Daily Israel Report

Weapons Seized in Turkey near Syria

A cargo truck bearing 12,000 rocket heads was seized by Turkish police near the Syrian border, possibly on way to rebel forces.
By Ari Yashar
First Publish: 11/7/2013, 8:13 PM

Cargo trucks (file)
Cargo trucks (file)
Flash 90

A cargo truck carrying 12,000 rocket heads was seized Thursday by Turkish authorities in the southern Turkish city of Adana near the Syrian border.

The Hurriyet Daily News reports that along with the rocket heads were found bazookas, missiles, bombs and guns.

Police discovered the weapons cargo after pursuing the truck, initially suspecting it of carrying drugs. Anti-terror teams escorted the truck to a police station to be unloaded and have an inventory of its cargo taken.

A Turkish official, Gov. Huseyin Avni Cos, revealed that the weapons arsenal was thought to be "going to some organizations or states" outside Turkey.

While he did not name specifics, some speculate that the weapons were bound for rebel forces in Syria.

The military Kurdistan Workers Party (PKK) has accused Turkey of providing military aid to Islamist rebels who are fighting Kurdish forces in northern Syria. Even if aid is not directly coming from Turkey, some accuse Turkish Prime Minister Recep Tayyip Erdogan of turning a blind eye to military shipments.

As a result of the situation, in late October the acting leader of the PKK threatened to launch a military offensive against Turkey in Turkish- and Syrian-occupied Kurdistan.

Further igniting tensions is the stalled peace process between Turkey and the PKK around Kurdish rights to Turkish-occupied Kurdistan.

The 30 year Turkish-Kurdish conflict has left 40,000 dead, and consequently the PKK has been placed by Turkey, the US and the EU on their list of banned terrorist groups.

Turkish President Abdullah Gul said Sunday that Syria risks turning into another Afghanistan, noting that if the war spread to Turkey his government would respond militarily "in the strongest way possible."

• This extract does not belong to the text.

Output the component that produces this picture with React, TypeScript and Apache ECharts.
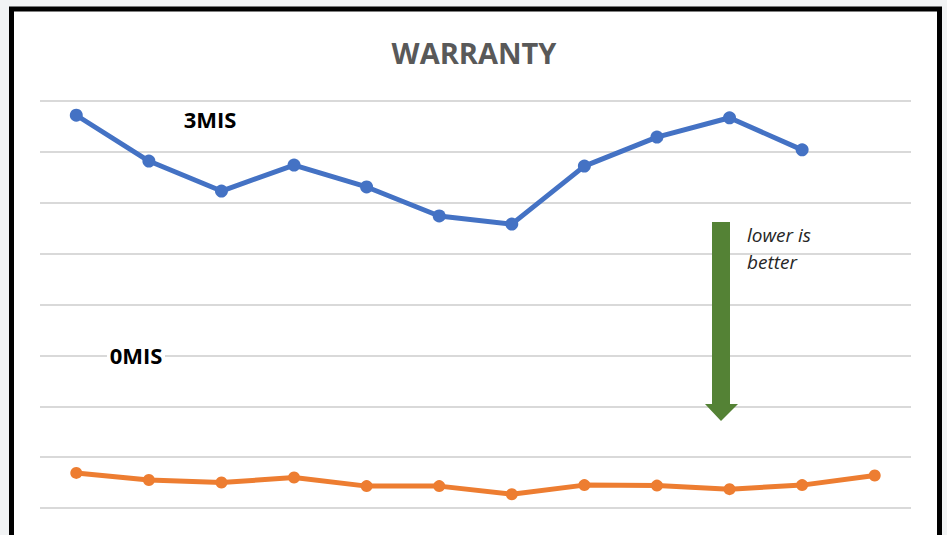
import React, { useEffect, useRef } from "react";
import * as echarts from "echarts";

const categories = ["1", "2", "3", "4", "5", "6", "7", "8", "9", "10", "11", "12"];
const mis3Values: (number | null)[] = [7.72, 6.82, 6.23, 6.74, 6.31, 5.74, 5.58, 6.72, 7.29, 7.67, 7.04, null];
const mis0Values: number[] = [0.69, 0.55, 0.5, 0.6, 0.43, 0.43, 0.27, 0.45, 0.44, 0.37, 0.45, 0.64];
const titleText = "WARRANTY";
const label3 = "3MIS";
const label0 = "0MIS";
const noteText = "lower is\nbetter";

export default function App() {
  const ref = useRef<HTMLDivElement>(null);
  useEffect(() => {
    document.body.style.margin = "0";
    const chart = echarts.init(ref.current!, null, { renderer: "svg" });
    chart.setOption({
      animation: false,
      backgroundColor: "#f1f3f4",
      grid: { left: 40, right: 36, top: 101, bottom: 27 },
      xAxis: {
        type: "category",
        data: categories,
        boundaryGap: true,
        axisLine: { show: false },
        axisTick: { show: false },
        axisLabel: { show: false },
      },
      yAxis: {
        type: "value",
        min: 0,
        max: 8,
        interval: 1,
        axisLabel: { show: false },
        axisLine: { show: false },
        axisTick: { show: false },
        splitLine: { lineStyle: { color: "#d9d9d9", width: 2 } },
      },
      graphic: [
        {
          type: "rect",
          z: -10,
          silent: true,
          shape: { x: 11.5, y: 9, width: 928, height: 545 },
          style: { fill: "#ffffff", stroke: "#000000", lineWidth: 5 },
        },
        {
          type: "text",
          x: 474,
          y: 52,
          z: 100,
          style: {
            text: titleText,
            fill: "#595959",
            font: "bold 29px 'Open Sans'",
            align: "center",
            verticalAlign: "middle",
          },
        },
        {
          type: "rect",
          z: 99,
          silent: true,
          shape: { x: 107, y: 345, width: 58, height: 20 },
          style: { fill: "#ffffff" },
        },
        {
          type: "text",
          x: 210,
          y: 119,
          z: 100,
          style: {
            text: label3,
            fill: "#000000",
            font: "bold 22px 'Open Sans'",
            align: "center",
            verticalAlign: "middle",
          },
        },
        {
          type: "text",
          x: 136,
          y: 355,
          z: 100,
          style: {
            text: label0,
            fill: "#000000",
            font: "bold 22px 'Open Sans'",
            align: "center",
            verticalAlign: "middle",
          },
        },
        {
          type: "text",
          x: 747,
          y: 221,
          z: 100,
          style: {
            text: noteText,
            fill: "#262626",
            font: "italic 19px 'Open Sans'",
            lineHeight: 27,
            align: "left",
            verticalAlign: "top",
          },
        },
        {
          type: "polygon",
          z: 100,
          shape: {
            points: [
              [712, 222],
              [730, 222],
              [730, 404],
              [738, 404],
              [721, 421],
              [705, 404],
              [712, 404],
            ],
          },
          style: { fill: "#548235" },
        },
      ],
      series: [
        {
          type: "line",
          data: mis3Values,
          symbol: "circle",
          symbolSize: 13,
          lineStyle: { color: "#4472c4", width: 5 },
          itemStyle: { color: "#4472c4" },
          z: 3,
        },
        {
          type: "line",
          data: mis0Values,
          symbol: "circle",
          symbolSize: 12,
          lineStyle: { color: "#ed7d31", width: 5 },
          itemStyle: { color: "#ed7d31" },
          z: 3,
        },
      ],
    });
    return () => chart.dispose();
  }, []);
  return <div ref={ref} style={{ position: "absolute", left: 0, top: 0, width: 947, height: 535 }} />;
}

A spillover of the Syrian conflict into Turkey has been a longstanding concern, as many of the rebels fighting against Syrian President Bashar Assad have reportedly used Turkey as a staging ground.

In October Turkey fired on Al Qaeda-linked rebels in northern Syria after a stray mortar shell fell in Turkish territory, while in September Turkey shot down a Syrian helicopter it says infiltrated its airspace.

The Syrian conflict, now in its third year, has killed over 100,000 people.